— Begin —

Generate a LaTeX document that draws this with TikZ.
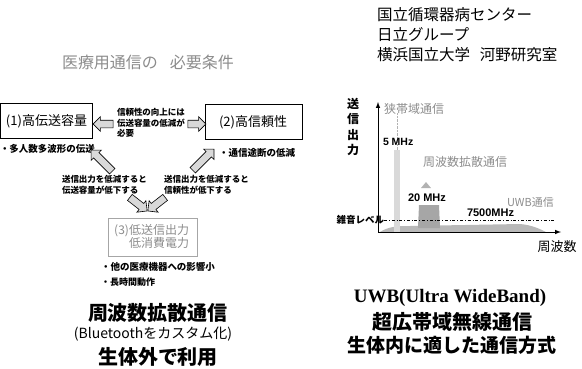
\documentclass[tikz,border=0pt]{standalone}
\usepackage{fontspec}
\setmainfont{Liberation Serif}
\newfontfamily\jp{Noto Sans CJK JP}
\newfontfamily\arl{Liberation Sans}
\usetikzlibrary{shapes.arrows}
\definecolor{lightg}{gray}{0.55}
\begin{document}
\begin{tikzpicture}[x=1pt,y=-1pt,
  jtxt/.style={inner sep=0pt, outer sep=0pt},
  frame/.style={draw, line width=0.9pt, inner sep=0pt},
  fatarrow/.style={single arrow, draw, line width=0.6pt, fill=gray!30, inner xsep=0pt, inner ysep=3.5pt,
     single arrow head extend=3.5pt, minimum height=24pt},
  smalltxt/.style={jtxt, font=\jp\bfseries\fontsize{8.5}{10.5}\selectfont, align=left},
  bullet/.style={jtxt, font=\jp\bfseries\fontsize{9.5}{11}\selectfont, anchor=west},
  bigbold/.style={jtxt, font=\jp\bfseries\fontsize{20}{22}\selectfont},
  chartlbl/.style={jtxt, font=\jp\fontsize{12}{14}\selectfont, text=lightg, anchor=west},
  mhz/.style={jtxt, font=\arl\bfseries\fontsize{10.5}{12}\selectfont, anchor=west}
]
\useasboundingbox (0,0) rectangle (582,368);

% ---------- left: requirements ----------
\node[jtxt, text=lightg, font=\jp\fontsize{16}{18}\selectfont] (title) at (148,62)
  {医療用通信の\hspace{12pt}必要条件};

\node[frame, minimum width=92pt, minimum height=35pt] (b1) at (46.5,120.5) {};
\node[jtxt, font=\jp\fontsize{13}{15}\selectfont] (b1t) at (46.5,121) {(1)高伝送容量};

\node[frame, minimum width=97pt, minimum height=35pt] (b2) at (253.5,121.5) {};
\node[jtxt, font=\jp\fontsize{13}{15}\selectfont, anchor=west] (b2t) at (219,122) {(2)高信頼性};

\node[draw=gray!70, line width=0.7pt, inner sep=0pt, minimum width=89pt, minimum height=38pt] (b3) at (152.5,237.5) {};
\node[jtxt, text=lightg, font=\jp\fontsize{12}{13}\selectfont, align=right, anchor=east] (b3t) at (189,236.5)
  {(3)低送信出力\\低消費電力};

\node[smalltxt, anchor=west] (mid) at (117,123) {信頼性の向上には\\伝送容量の低減が\\必要};
\node[fatarrow, rotate=180, minimum height=20pt] (al) at (105,124) {};
\node[fatarrow, minimum height=18pt] (ar) at (195,124) {};

\node[bullet] (p1) at (0,149) {・多人数多波形の伝送};
\node[bullet] (p2) at (219,153) {・通信途断の低減};

\node[fatarrow, rotate=135, minimum height=30pt] (ul) at (103,162) {};
\node[fatarrow, rotate=45, minimum height=30pt] (ur) at (202,161) {};

\node[smalltxt, anchor=west] (s1) at (62,185) {送信出力を低減すると\\伝送容量が低下する};
\node[smalltxt, anchor=west] (s2) at (164,185) {送信出力を低減すると\\信頼性が低下する};

\node[fatarrow, rotate=-38, minimum height=22pt] (dl) at (137,203) {};
\node[fatarrow, rotate=-142, minimum height=22pt] (dr) at (158,203) {};

\node[bullet] (p3) at (101,267) {・他の医療機器への影響小};
\node[bullet, font=\jp\bfseries\fontsize{9}{11}\selectfont] (p4) at (101,282) {・長時間動作};

\node[bigbold] (l1) at (158,313) {周波数拡散通信};
\node[jtxt, font=\jp\fontsize{14}{16}\selectfont] (l2) at (153,334) {(Bluetoothをカスタム化)};
\node[bigbold] (l3) at (158,357) {生体外で利用};

% ---------- right: UWB ----------
\node[jtxt, anchor=north west, align=left, font=\jp\fontsize{15.5}{20}\selectfont] (org) at (377,7)
  {国立循環器病センター\\日立グループ\\横浜国立大学\hspace{10pt}河野研究室};

\coordinate (O) at (378,232);
\coordinate (Yt) at (378,102);
\coordinate (Xe) at (561,232);

% UWB hump
\fill[gray!55] (380,232) .. controls (388,227) and (395,226) .. (410,226)
  -- (520,224) .. controls (532,225) and (540,229) .. (546,232) -- cycle;
% narrowband spike
\fill[gray!30] (394,150) rectangle (400,232);
\draw[gray!60, densely dotted] (397,113) -- (397,150);
% spread spectrum block
\fill[gray!70] (418,228) -- (419,205) -- (439,205) -- (440,228) -- cycle;
\fill[gray!60] (421,188) -- (426,182) -- (431,188) -- cycle;

\draw[line width=1pt, -latex] (O) -- (Yt);
\draw[line width=1pt, -latex] (O) -- (Xe);
\coordinate (N0) at (384,220);
\coordinate (N1) at (556,220);
\draw[line width=0.6pt, dash dot] (N0) -- (N1);

\node[jtxt, font=\jp\bfseries\fontsize{12}{15.5}\selectfont, align=center] (yl) at (353,127)
  {送\\信\\出\\力};
\node[chartlbl] (nb) at (384,109) {狭帯域通信};
\node[mhz] (m5) at (383,142) {5 MHz};
\node[chartlbl] (ss) at (423,162) {周波数拡散通信};
\node[mhz, font=\arl\bfseries\fontsize{11}{12}\selectfont] (m20) at (408,198) {20 MHz};
\node[chartlbl, font=\jp\fontsize{11}{13}\selectfont] (uwb) at (507,202) {UWB通信};
\node[mhz, font=\arl\bfseries\fontsize{11}{12}\selectfont] (m7500) at (467,213) {7500MHz};
\node[jtxt, font=\jp\bfseries\fontsize{9.5}{11}\selectfont, anchor=east] (noise) at (N0) {雑音レベル};
\node[jtxt, font=\jp\fontsize{13}{15}\selectfont] (fx) at (557,247) {周波数};

\node[jtxt, font=\bfseries\fontsize{19}{21}\selectfont] (r1) at (450,298) {UWB(Ultra WideBand)};
\node[bigbold] (r2) at (452,322) {超広帯域無線通信};
\node[bigbold, font=\jp\bfseries\fontsize{19}{21}\selectfont] (r3) at (452,345) {生体内に適した通信方式};
\end{tikzpicture}
\end{document}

— End —

▶ **Goal**
Reproduce all of the data exactly, omitting each picture it holds.

▶ **Reply to the task**
Generate a LaTeX document that draws this with TikZ.
\documentclass[tikz,border=0pt]{standalone}
\usepackage{fontspec}
\setmainfont{Liberation Serif}
\newfontfamily\jp{Noto Sans CJK JP}
\newfontfamily\arl{Liberation Sans}
\usetikzlibrary{shapes.arrows}
\definecolor{lightg}{gray}{0.55}
\begin{document}
\begin{tikzpicture}[x=1pt,y=-1pt,
  jtxt/.style={inner sep=0pt, outer sep=0pt},
  frame/.style={draw, line width=0.9pt, inner sep=0pt},
  fatarrow/.style={single arrow, draw, line width=0.6pt, fill=gray!30, inner xsep=0pt, inner ysep=3.5pt,
     single arrow head extend=3.5pt, minimum height=24pt},
  smalltxt/.style={jtxt, font=\jp\bfseries\fontsize{8.5}{10.5}\selectfont, align=left},
  bullet/.style={jtxt, font=\jp\bfseries\fontsize{9.5}{11}\selectfont, anchor=west},
  bigbold/.style={jtxt, font=\jp\bfseries\fontsize{20}{22}\selectfont},
  chartlbl/.style={jtxt, font=\jp\fontsize{12}{14}\selectfont, text=lightg, anchor=west},
  mhz/.style={jtxt, font=\arl\bfseries\fontsize{10.5}{12}\selectfont, anchor=west}
]
\useasboundingbox (0,0) rectangle (582,368);

% ---------- left: requirements ----------
\node[jtxt, text=lightg, font=\jp\fontsize{16}{18}\selectfont] (title) at (148,62)
  {医療用通信の\hspace{12pt}必要条件};

\node[frame, minimum width=92pt, minimum height=35pt] (b1) at (46.5,120.5) {};
\node[jtxt, font=\jp\fontsize{13}{15}\selectfont] (b1t) at (46.5,121) {(1)高伝送容量};

\node[frame, minimum width=97pt, minimum height=35pt] (b2) at (253.5,121.5) {};
\node[jtxt, font=\jp\fontsize{13}{15}\selectfont, anchor=west] (b2t) at (219,122) {(2)高信頼性};

\node[draw=gray!70, line width=0.7pt, inner sep=0pt, minimum width=89pt, minimum height=38pt] (b3) at (152.5,237.5) {};
\node[jtxt, text=lightg, font=\jp\fontsize{12}{13}\selectfont, align=right, anchor=east] (b3t) at (189,236.5)
  {(3)低送信出力\\低消費電力};

\node[smalltxt, anchor=west] (mid) at (117,123) {信頼性の向上には\\伝送容量の低減が\\必要};
\node[fatarrow, rotate=180, minimum height=20pt] (al) at (105,124) {};
\node[fatarrow, minimum height=18pt] (ar) at (195,124) {};

\node[bullet] (p1) at (0,149) {・多人数多波形の伝送};
\node[bullet] (p2) at (219,153) {・通信途断の低減};

\node[fatarrow, rotate=135, minimum height=30pt] (ul) at (103,162) {};
\node[fatarrow, rotate=45, minimum height=30pt] (ur) at (202,161) {};

\node[smalltxt, anchor=west] (s1) at (62,185) {送信出力を低減すると\\伝送容量が低下する};
\node[smalltxt, anchor=west] (s2) at (164,185) {送信出力を低減すると\\信頼性が低下する};

\node[fatarrow, rotate=-38, minimum height=22pt] (dl) at (137,203) {};
\node[fatarrow, rotate=-142, minimum height=22pt] (dr) at (158,203) {};

\node[bullet] (p3) at (101,267) {・他の医療機器への影響小};
\node[bullet, font=\jp\bfseries\fontsize{9}{11}\selectfont] (p4) at (101,282) {・長時間動作};

\node[bigbold] (l1) at (158,313) {周波数拡散通信};
\node[jtxt, font=\jp\fontsize{14}{16}\selectfont] (l2) at (153,334) {(Bluetoothをカスタム化)};
\node[bigbold] (l3) at (158,357) {生体外で利用};

% ---------- right: UWB ----------
\node[jtxt, anchor=north west, align=left, font=\jp\fontsize{15.5}{20}\selectfont] (org) at (377,7)
  {国立循環器病センター\\日立グループ\\横浜国立大学\hspace{10pt}河野研究室};

\coordinate (O) at (378,232);
\coordinate (Yt) at (378,102);
\coordinate (Xe) at (561,232);

% UWB hump
\fill[gray!55] (380,232) .. controls (388,227) and (395,226) .. (410,226)
  -- (520,224) .. controls (532,225) and (540,229) .. (546,232) -- cycle;
% narrowband spike
\fill[gray!30] (394,150) rectangle (400,232);
\draw[gray!60, densely dotted] (397,113) -- (397,150);
% spread spectrum block
\fill[gray!70] (418,228) -- (419,205) -- (439,205) -- (440,228) -- cycle;
\fill[gray!60] (421,188) -- (426,182) -- (431,188) -- cycle;

\draw[line width=1pt, -latex] (O) -- (Yt);
\draw[line width=1pt, -latex] (O) -- (Xe);
\coordinate (N0) at (384,220);
\coordinate (N1) at (556,220);
\draw[line width=0.6pt, dash dot] (N0) -- (N1);

\node[jtxt, font=\jp\bfseries\fontsize{12}{15.5}\selectfont, align=center] (yl) at (353,127)
  {送\\信\\出\\力};
\node[chartlbl] (nb) at (384,109) {狭帯域通信};
\node[mhz] (m5) at (383,142) {5 MHz};
\node[chartlbl] (ss) at (423,162) {周波数拡散通信};
\node[mhz, font=\arl\bfseries\fontsize{11}{12}\selectfont] (m20) at (408,198) {20 MHz};
\node[chartlbl, font=\jp\fontsize{11}{13}\selectfont] (uwb) at (507,202) {UWB通信};
\node[mhz, font=\arl\bfseries\fontsize{11}{12}\selectfont] (m7500) at (467,213) {7500MHz};
\node[jtxt, font=\jp\bfseries\fontsize{9.5}{11}\selectfont, anchor=east] (noise) at (N0) {雑音レベル};
\node[jtxt, font=\jp\fontsize{13}{15}\selectfont] (fx) at (557,247) {周波数};

\node[jtxt, font=\bfseries\fontsize{19}{21}\selectfont] (r1) at (450,298) {UWB(Ultra WideBand)};
\node[bigbold] (r2) at (452,322) {超広帯域無線通信};
\node[bigbold, font=\jp\bfseries\fontsize{19}{21}\selectfont] (r3) at (452,345) {生体内に適した通信方式};
\end{tikzpicture}
\end{document}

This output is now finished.